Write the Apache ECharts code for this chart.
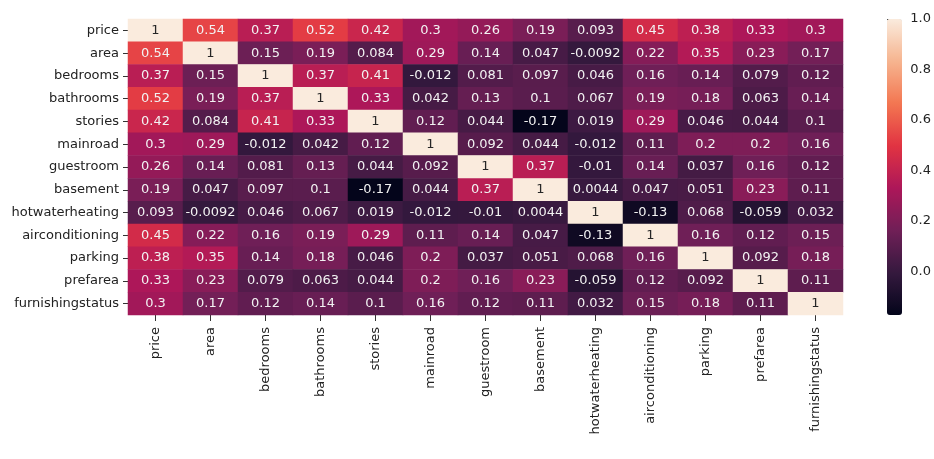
<!DOCTYPE html>
<html>
<head>
<meta charset="utf-8">
<script src="https://cdn.jsdelivr.net/npm/echarts@6/dist/echarts.min.js"></script>
<style>
html,body{margin:0;padding:0;background:#fff;}
#chart{width:934px;height:459px;}
</style>
</head>
<body>
<div id="chart"></div>
<script>
var labels = ['price','area','bedrooms','bathrooms','stories','mainroad','guestroom','basement','hotwaterheating','airconditioning','parking','prefarea','furnishingstatus'];

var price            = [1, 0.54, 0.37, 0.52, 0.42, 0.3, 0.26, 0.19, 0.093, 0.45, 0.38, 0.33, 0.3];
var area             = [0.54, 1, 0.15, 0.19, 0.084, 0.29, 0.14, 0.047, -0.0092, 0.22, 0.35, 0.23, 0.17];
var bedrooms         = [0.37, 0.15, 1, 0.37, 0.41, -0.012, 0.081, 0.097, 0.046, 0.16, 0.14, 0.079, 0.12];
var bathrooms        = [0.52, 0.19, 0.37, 1, 0.33, 0.042, 0.13, 0.1, 0.067, 0.19, 0.18, 0.063, 0.14];
var stories          = [0.42, 0.084, 0.41, 0.33, 1, 0.12, 0.044, -0.17, 0.019, 0.29, 0.046, 0.044, 0.1];
var mainroad         = [0.3, 0.29, -0.012, 0.042, 0.12, 1, 0.092, 0.044, -0.012, 0.11, 0.2, 0.2, 0.16];
var guestroom        = [0.26, 0.14, 0.081, 0.13, 0.044, 0.092, 1, 0.37, -0.01, 0.14, 0.037, 0.16, 0.12];
var basement         = [0.19, 0.047, 0.097, 0.1, -0.17, 0.044, 0.37, 1, 0.0044, 0.047, 0.051, 0.23, 0.11];
var hotwaterheating  = [0.093, -0.0092, 0.046, 0.067, 0.019, -0.012, -0.01, 0.0044, 1, -0.13, 0.068, -0.059, 0.032];
var airconditioning  = [0.45, 0.22, 0.16, 0.19, 0.29, 0.11, 0.14, 0.047, -0.13, 1, 0.16, 0.12, 0.15];
var parking          = [0.38, 0.35, 0.14, 0.18, 0.046, 0.2, 0.037, 0.051, 0.068, 0.16, 1, 0.092, 0.18];
var prefarea         = [0.33, 0.23, 0.079, 0.063, 0.044, 0.2, 0.16, 0.23, -0.059, 0.12, 0.092, 1, 0.11];
var furnishingstatus = [0.3, 0.17, 0.12, 0.14, 0.1, 0.16, 0.12, 0.11, 0.032, 0.15, 0.18, 0.11, 1];

var rows = [price, area, bedrooms, bathrooms, stories, mainroad, guestroom, basement, hotwaterheating, airconditioning, parking, prefarea, furnishingstatus];

var cbarTicks = [0, 0.2, 0.4, 0.6, 0.8, 1.0];
var cbarMin = -0.1726;
var cbarMax = 1.0;

var rocket = ['#03051a', '#35193e', '#701f57', '#ad1759', '#e13342', '#f37651', '#f6b48f', '#faebdd'];

var data = [];
rows.forEach(function (row, r) {
  row.forEach(function (v, c) { data.push([c, r, v]); });
});

var FONT = 'DejaVu Sans';
var chart = echarts.init(document.getElementById('chart'));
chart.setOption({
  animation: false,
  backgroundColor: '#fff',
  textStyle: { fontFamily: FONT },
  grid: [
    { left: 128, top: 19, width: 715, height: 296 },
    { left: 887, top: 19, width: 15, height: 296 }
  ],
  xAxis: [
    {
      type: 'category', data: labels, gridIndex: 0,
      axisLine: { show: false },
      axisTick: { show: true, alignWithLabel: true, length: 6, lineStyle: { color: '#333', width: 1 } },
      axisLabel: { rotate: 90, margin: 12, fontSize: 13, color: '#222', fontFamily: FONT, interval: 0 },
      splitLine: { show: false }
    },
    { type: 'value', gridIndex: 1, show: false, min: 0, max: 1 }
  ],
  yAxis: [
    {
      type: 'category', data: labels, gridIndex: 0, inverse: true,
      axisLine: { show: false },
      axisTick: { show: true, alignWithLabel: true, length: 5, lineStyle: { color: '#333', width: 1 } },
      axisLabel: { margin: 9, fontSize: 13, color: '#222', fontFamily: FONT, interval: 0 },
      splitLine: { show: false }
    },
    {
      type: 'value', gridIndex: 1, position: 'right', min: cbarMin, max: cbarMax,
      axisLine: { show: false },
      splitLine: { show: false },
      axisTick: { show: true, length: 4, customValues: cbarTicks, lineStyle: { color: '#333' } },
      axisLabel: { show: true, margin: 9, fontSize: 13, color: '#222', fontFamily: FONT,
        customValues: cbarTicks,
        formatter: function (v) { return Number(v).toFixed(1); } }
    }
  ],
  visualMap: {
    type: 'continuous',
    min: cbarMin, max: cbarMax,
    calculable: false,
    seriesIndex: 0,
    orient: 'vertical',
    left: 887, top: 19,
    itemWidth: 15, itemHeight: 296,
    padding: 0,
    text: null,
    showLabel: false,
    inRange: { color: rocket }
  },
  series: [{
    type: 'heatmap',
    xAxisIndex: 0, yAxisIndex: 0,
    data: data,
    label: {
      show: true,
      fontSize: 13,
      fontFamily: FONT,
      formatter: function (p) { return String(p.value[2]); },
      rich: {}
    },
    itemStyle: { borderWidth: 0 },
    emphasis: { disabled: true },
    labelLayout: function (p) { return {}; }
  }]
});
// label colors: dark text on light (diagonal) cells, light text elsewhere
var opt = chart.getOption();
var styled = data.map(function (d) {
  return { value: d, label: { color: d[2] > 0.8 ? '#262626' : '#f2f2f2' } };
});
chart.setOption({ series: [{ data: styled }] });
</script>
</body>
</html>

- **What this task involves**:
Every line of the data above should be quoted exactly. Omit the pictures.

- **Answer below**:
Write the Apache ECharts code for this chart.
<!DOCTYPE html>
<html>
<head>
<meta charset="utf-8">
<script src="https://cdn.jsdelivr.net/npm/echarts@6/dist/echarts.min.js"></script>
<style>
html,body{margin:0;padding:0;background:#fff;}
#chart{width:934px;height:459px;}
</style>
</head>
<body>
<div id="chart"></div>
<script>
var labels = ['price','area','bedrooms','bathrooms','stories','mainroad','guestroom','basement','hotwaterheating','airconditioning','parking','prefarea','furnishingstatus'];

var price            = [1, 0.54, 0.37, 0.52, 0.42, 0.3, 0.26, 0.19, 0.093, 0.45, 0.38, 0.33, 0.3];
var area             = [0.54, 1, 0.15, 0.19, 0.084, 0.29, 0.14, 0.047, -0.0092, 0.22, 0.35, 0.23, 0.17];
var bedrooms         = [0.37, 0.15, 1, 0.37, 0.41, -0.012, 0.081, 0.097, 0.046, 0.16, 0.14, 0.079, 0.12];
var bathrooms        = [0.52, 0.19, 0.37, 1, 0.33, 0.042, 0.13, 0.1, 0.067, 0.19, 0.18, 0.063, 0.14];
var stories          = [0.42, 0.084, 0.41, 0.33, 1, 0.12, 0.044, -0.17, 0.019, 0.29, 0.046, 0.044, 0.1];
var mainroad         = [0.3, 0.29, -0.012, 0.042, 0.12, 1, 0.092, 0.044, -0.012, 0.11, 0.2, 0.2, 0.16];
var guestroom        = [0.26, 0.14, 0.081, 0.13, 0.044, 0.092, 1, 0.37, -0.01, 0.14, 0.037, 0.16, 0.12];
var basement         = [0.19, 0.047, 0.097, 0.1, -0.17, 0.044, 0.37, 1, 0.0044, 0.047, 0.051, 0.23, 0.11];
var hotwaterheating  = [0.093, -0.0092, 0.046, 0.067, 0.019, -0.012, -0.01, 0.0044, 1, -0.13, 0.068, -0.059, 0.032];
var airconditioning  = [0.45, 0.22, 0.16, 0.19, 0.29, 0.11, 0.14, 0.047, -0.13, 1, 0.16, 0.12, 0.15];
var parking          = [0.38, 0.35, 0.14, 0.18, 0.046, 0.2, 0.037, 0.051, 0.068, 0.16, 1, 0.092, 0.18];
var prefarea         = [0.33, 0.23, 0.079, 0.063, 0.044, 0.2, 0.16, 0.23, -0.059, 0.12, 0.092, 1, 0.11];
var furnishingstatus = [0.3, 0.17, 0.12, 0.14, 0.1, 0.16, 0.12, 0.11, 0.032, 0.15, 0.18, 0.11, 1];

var rows = [price, area, bedrooms, bathrooms, stories, mainroad, guestroom, basement, hotwaterheating, airconditioning, parking, prefarea, furnishingstatus];

var cbarTicks = [0, 0.2, 0.4, 0.6, 0.8, 1.0];
var cbarMin = -0.1726;
var cbarMax = 1.0;

var rocket = ['#03051a', '#35193e', '#701f57', '#ad1759', '#e13342', '#f37651', '#f6b48f', '#faebdd'];

var data = [];
rows.forEach(function (row, r) {
  row.forEach(function (v, c) { data.push([c, r, v]); });
});

var FONT = 'DejaVu Sans';
var chart = echarts.init(document.getElementById('chart'));
chart.setOption({
  animation: false,
  backgroundColor: '#fff',
  textStyle: { fontFamily: FONT },
  grid: [
    { left: 128, top: 19, width: 715, height: 296 },
    { left: 887, top: 19, width: 15, height: 296 }
  ],
  xAxis: [
    {
      type: 'category', data: labels, gridIndex: 0,
      axisLine: { show: false },
      axisTick: { show: true, alignWithLabel: true, length: 6, lineStyle: { color: '#333', width: 1 } },
      axisLabel: { rotate: 90, margin: 12, fontSize: 13, color: '#222', fontFamily: FONT, interval: 0 },
      splitLine: { show: false }
    },
    { type: 'value', gridIndex: 1, show: false, min: 0, max: 1 }
  ],
  yAxis: [
    {
      type: 'category', data: labels, gridIndex: 0, inverse: true,
      axisLine: { show: false },
      axisTick: { show: true, alignWithLabel: true, length: 5, lineStyle: { color: '#333', width: 1 } },
      axisLabel: { margin: 9, fontSize: 13, color: '#222', fontFamily: FONT, interval: 0 },
      splitLine: { show: false }
    },
    {
      type: 'value', gridIndex: 1, position: 'right', min: cbarMin, max: cbarMax,
      axisLine: { show: false },
      splitLine: { show: false },
      axisTick: { show: true, length: 4, customValues: cbarTicks, lineStyle: { color: '#333' } },
      axisLabel: { show: true, margin: 9, fontSize: 13, color: '#222', fontFamily: FONT,
        customValues: cbarTicks,
        formatter: function (v) { return Number(v).toFixed(1); } }
    }
  ],
  visualMap: {
    type: 'continuous',
    min: cbarMin, max: cbarMax,
    calculable: false,
    seriesIndex: 0,
    orient: 'vertical',
    left: 887, top: 19,
    itemWidth: 15, itemHeight: 296,
    padding: 0,
    text: null,
    showLabel: false,
    inRange: { color: rocket }
  },
  series: [{
    type: 'heatmap',
    xAxisIndex: 0, yAxisIndex: 0,
    data: data,
    label: {
      show: true,
      fontSize: 13,
      fontFamily: FONT,
      formatter: function (p) { return String(p.value[2]); },
      rich: {}
    },
    itemStyle: { borderWidth: 0 },
    emphasis: { disabled: true },
    labelLayout: function (p) { return {}; }
  }]
});
// label colors: dark text on light (diagonal) cells, light text elsewhere
var opt = chart.getOption();
var styled = data.map(function (d) {
  return { value: d, label: { color: d[2] > 0.8 ? '#262626' : '#f2f2f2' } };
});
chart.setOption({ series: [{ data: styled }] });
</script>
</body>
</html>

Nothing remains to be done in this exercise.